As intended, my engagement with NYCDH Week began with the Kickoff Event on February 7th, which allowed some of New York’s most active Digital Humanists (I really should’ve taken down more names, I apologize) to introduce attendees to the theme of support that would pervade the week’s subsequent workshops, lectures, etc. Rooted in the ongoing impact of COVID-19, this commitment of support from the broader Digital Humanities community struck me as particularly salient, not purely because of its obviously apposite application in the wake of a global pandemic that impacted each person in some way, but also due to its relevance to my experience as a first-semester Digital Humanities student navigating the common challenges associated with acclimating oneself to any new academic endeavor. The Kickoff Event and its ensuing roundtable discussion introduced me to the existence of a network of brilliant minds, each in the pursuit of developing unique and innovative digital projects, that I was entirely unaware of prior to entering this program, providing me with a sense of the city’s Digital Humanities community and the potentialities inherent in cultivating relationships and support networks with such a tight-knit web of inspiring folks.
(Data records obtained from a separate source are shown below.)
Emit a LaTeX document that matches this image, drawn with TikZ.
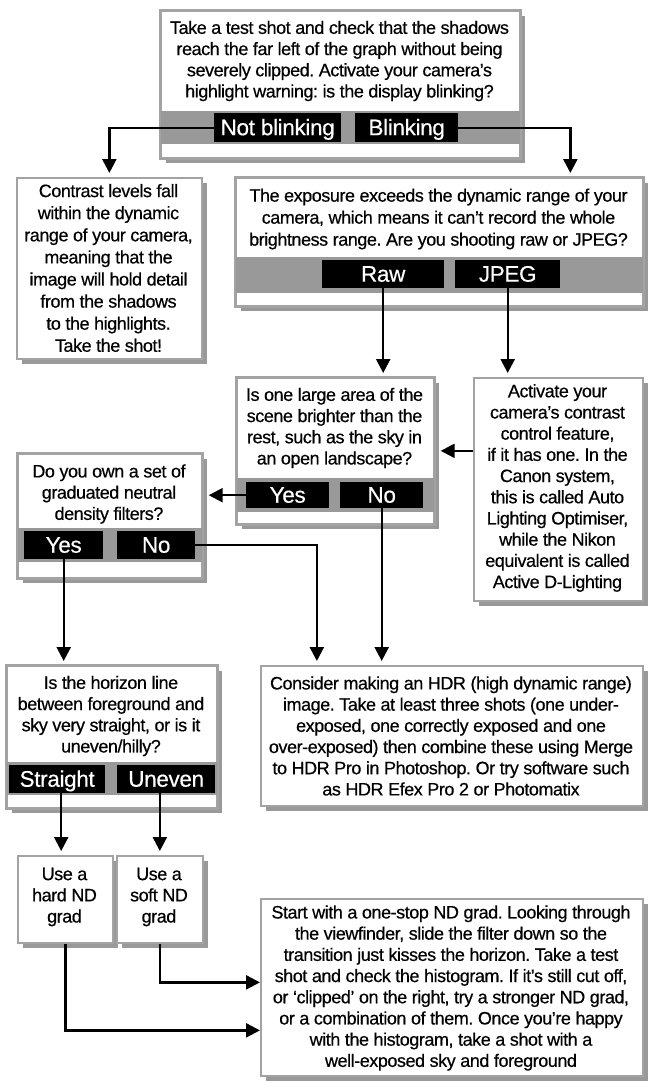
\documentclass[tikz,border=0pt]{standalone}
\usepackage{fontspec}
\setmainfont[LetterSpace=-2.5,FakeBold=0.5]{Liberation Sans}
\newfontfamily\labfamily[LetterSpace=-1.5,FakeBold=0.4]{Liberation Sans}
\usetikzlibrary{arrows.meta,shadows,calc}
\frenchspacing
\definecolor{bandc}{gray}{0.60}
\definecolor{shadc}{gray}{0.60}
\definecolor{bordc}{gray}{0.64}
\newcommand\bodyfnt{\fontsize{18}{21.2}\selectfont}
\newcommand\labfnt{\labfamily\fontsize{22.5}{24}\selectfont}
\tikzset{
  box/.style={draw=bordc, line width=1.7pt, fill=white, inner sep=0pt, anchor=north west,
    drop shadow={shadow xshift=5pt, shadow yshift=-5pt, fill=shadc, opacity=1}},
  txt/.style={align=center, inner sep=0pt, font=\bodyfnt, anchor=center},
  lab/.style={fill=black, text=white, inner sep=0pt, anchor=north west, font=\labfnt,
    text height=17pt, text depth=2pt},
  band/.style={fill=bandc},
  arr/.style={draw=black, line width=2.4pt, -{Triangle[length=14pt,width=14pt]}},
}
\begin{document}
\begin{tikzpicture}[x=1pt,y=-1pt]
\useasboundingbox (0,0) rectangle (648,1081);
% ---- boxes
\node[box, minimum width=359pt, minimum height=147pt] (A) at (160,10) {};
\node[box, minimum width=185pt, minimum height=181pt] (B) at (16,177) {};
\node[box, minimum width=407pt, minimum height=128pt] (C) at (235,177) {};
\node[box, minimum width=197pt, minimum height=146pt] (D) at (236,377) {};
\node[box, minimum width=169pt, minimum height=223pt] (E) at (473,377) {};
\node[box, minimum width=184pt, minimum height=124pt] (F) at (17,453) {};
\node[box, minimum width=210pt, minimum height=142pt] (G) at (6,665) {};
\node[box, minimum width=382pt, minimum height=140pt] (H) at (260,665) {};
\node[box, minimum width=95pt, minimum height=87pt] (I) at (17,855) {};
\node[box, minimum width=86pt, minimum height=87pt] (J) at (116,855) {};
\node[box, minimum width=382pt, minimum height=177pt] (K) at (260,898) {};
% ---- bands
\fill[band] (A.west |- 0,111) rectangle (A.east |- 0,144);
\fill[band] (C.west |- 0,257) rectangle (C.east |- 0,293);
\fill[band] (D.west |- 0,478) rectangle (D.east |- 0,512);
\fill[band] (F.west |- 0,528) rectangle (F.east |- 0,562);
\fill[band] (G.west |- 0,762) rectangle (G.east |- 0,795);
\foreach \b in {A,C,D,F,G} \draw[bordc, line width=1.7pt] (\b.north west) rectangle (\b.south east);
% ---- texts
\node[txt] (At) at (339.5,61) {Take a test shot and check that the shadows\\reach the far left of the graph without being\\severely clipped. Activate your camera’s\\highlight warning: is the display blinking?};
\node[txt, font=\fontsize{18}{22.1}\selectfont] (Bt) at (108.5,268) {Contrast levels fall\\within the dynamic\\range of your camera,\\meaning that the\\image will hold detail\\from the shadows\\to the highlights.\\Take the shot!};
\node[txt, font=\fontsize{18}{22}\selectfont] (Ct) at (438.5,219) {The exposure exceeds the dynamic range of your\\camera, which means it can’t record the whole\\brightness range. Are you shooting raw or JPEG?};
\node[txt] (Dt) at (334.5,428) {Is one large area of the\\scene brighter than the\\rest, such as the sky in\\an open landscape?};
\node[txt] (Et) at (557.5,488) {Activate your\\camera’s contrast\\control feature,\\if it has one. In the\\Canon system,\\this is called Auto\\Lighting Optimiser,\\while the Nikon\\equivalent is called\\Active D-Lighting};
\node[txt] (Ft) at (109,494) {Do you own a set of\\graduated neutral\\density filters?};
\node[txt] (Gt) at (111,716) {Is the horizon line\\between foreground and\\sky very straight, or is it\\uneven/hilly?};
\node[txt] (Ht) at (451,736) {Consider making an HDR (high dynamic range)\\image. Take at least three shots (one under-\\exposed, one correctly exposed and one\\over-exposed) then combine these using Merge\\to HDR Pro in Photoshop. Or try software such\\as HDR Efex Pro 2 or Photomatix};
\node[txt] (It) at (64.5,897) {Use a\\hard ND\\grad};
\node[txt] (Jt) at (159,897) {Use a\\soft ND\\grad};
\node[txt] (Kt) at (451,988) {Start with a one-stop ND grad. Looking through\\the viewfinder, slide the filter down so the\\transition just kisses the horizon. Take a test\\shot and check the histogram. If it’s still cut off,\\or ‘clipped’ on the right, try a stronger ND grad,\\or a combination of them. Once you’re happy\\with the histogram, take a shot with a\\well-exposed sky and foreground};
% ---- labels
\node[lab, minimum width=127pt, minimum height=29pt] (NB) at (214,113) {Not blinking};
\node[lab, minimum width=103pt, minimum height=29pt] (BL) at (355,113) {Blinking};
\node[lab, minimum width=122pt, minimum height=28pt] (Raw) at (322,260) {Raw};
\node[lab, minimum width=105pt, minimum height=28pt] (JP) at (455,260) {JPEG};
\node[lab, minimum width=83pt, minimum height=26pt, text height=16pt, text depth=1pt] (DY) at (246,482) {Yes};
\node[lab, minimum width=83pt, minimum height=26pt, text height=16pt, text depth=1pt] (DN) at (340,482) {No};
\node[lab, minimum width=79pt, minimum height=28pt] (FY) at (24,531) {Yes};
\node[lab, minimum width=78pt, minimum height=28pt] (FN) at (117,531) {No};
\node[lab, minimum width=96pt, minimum height=28pt] (GS) at (9,765) {Straight};
\node[lab, minimum width=98pt, minimum height=28pt] (GU) at (117,765) {Uneven};
% ---- connectors
\draw[arr, shorten >=4pt] (NB.west) -| (B.north);
\draw[arr, shorten >=4pt] (BL.east) -| ([xshift=131pt]C.north);
\draw[arr, shorten >=4pt] (Raw.south) -- (Raw.south |- D.north);
\draw[arr, shorten >=4pt] (JP.south) -- (JP.south |- E.north);
\draw[arr, shorten >=6pt] (E.west |- D.center) -- (D.east |- D.center);
\draw[arr, shorten >=6pt] (DY.west) -- (F.east |- DY.west);
\draw[arr, shorten >=4pt] (FN.east) -| ([xshift=-135pt]H.north);
\draw[arr, shorten >=4pt] (DN.south) -- (DN.south |- H.north);
\draw[arr, shorten >=4pt] (FY.south) -- (FY.south |- G.north);
\draw[arr, shorten >=4pt] ([xshift=4pt]GS.south) -- ([xshift=4pt]GS.south |- I.north);
\draw[arr, shorten >=4pt] (J.north |- GU.south) -- (J.north);
\draw[arr] (J.south) |- ([yshift=5pt]K.west);
\draw[arr] (I.south) |- ([yshift=-43pt]K.west);
\end{tikzpicture}
\end{document}
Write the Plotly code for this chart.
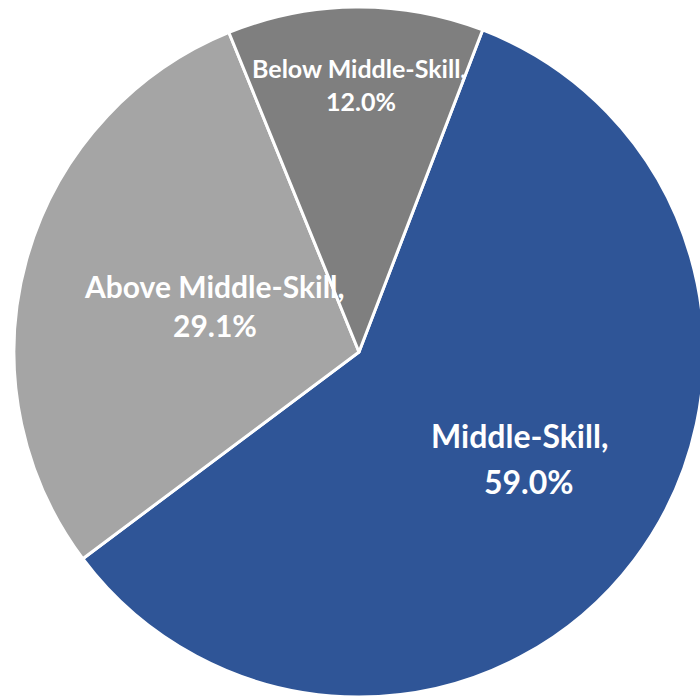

I was especially interested in Jim Groom’s Reclaim Hosting platform, which, in their words, “provides institutions and educations with an easy way to offer students domains and web hosting that they own and control”. Despite the fact that my interest in Groom’s service might be heavily influenced by Reclaim Hosting’s landing page including references to bands such as Mission of Burma and Minutemen, the support provided through this web hosting platform, allowing for both students and educators to “take control of their digital identity,” acts as another appealing example in a long line of Digital Humanists undertaking the project of the democratization of technology. If interested in reading further about the story and motivations of Reclaim Hosting, Jim Groom wrote an interesting blog detailing its history here.
The second NYCDH workshop I attended was hosted by DHUM 70002’s very own, Robin Miller, and detailed the “intuitive, collaborative, open-source publishing platform” that is Manifold. Developed as a novel medium in which academic books can be published online, Manifold allows authors to supplement their work with the traditionally unpublished elements existent beneath the text (“conversations, research, exploration”), providing an opportunity to expand the breadth of each text in an accessible, unbounded, aesthetically-slick digital space. Robin did a fantastic job enthusiastically detailing the scope of Manifold’s capabilities, such that Digital Humanities “freshmen” like myself came away from the workshop with a practical understanding of a program that feels simultaneously approachable and sophisticated. There’s nothing I can say about Manifold that hasn’t already been said more effectively by those involved with its production (i.e., CUNY Graduate Center, the University of Minnesota Press, & Cast Iron Coding) so I encourage everyone to take a look at the provided linked materials, should this application be relevant to your DH pursuits.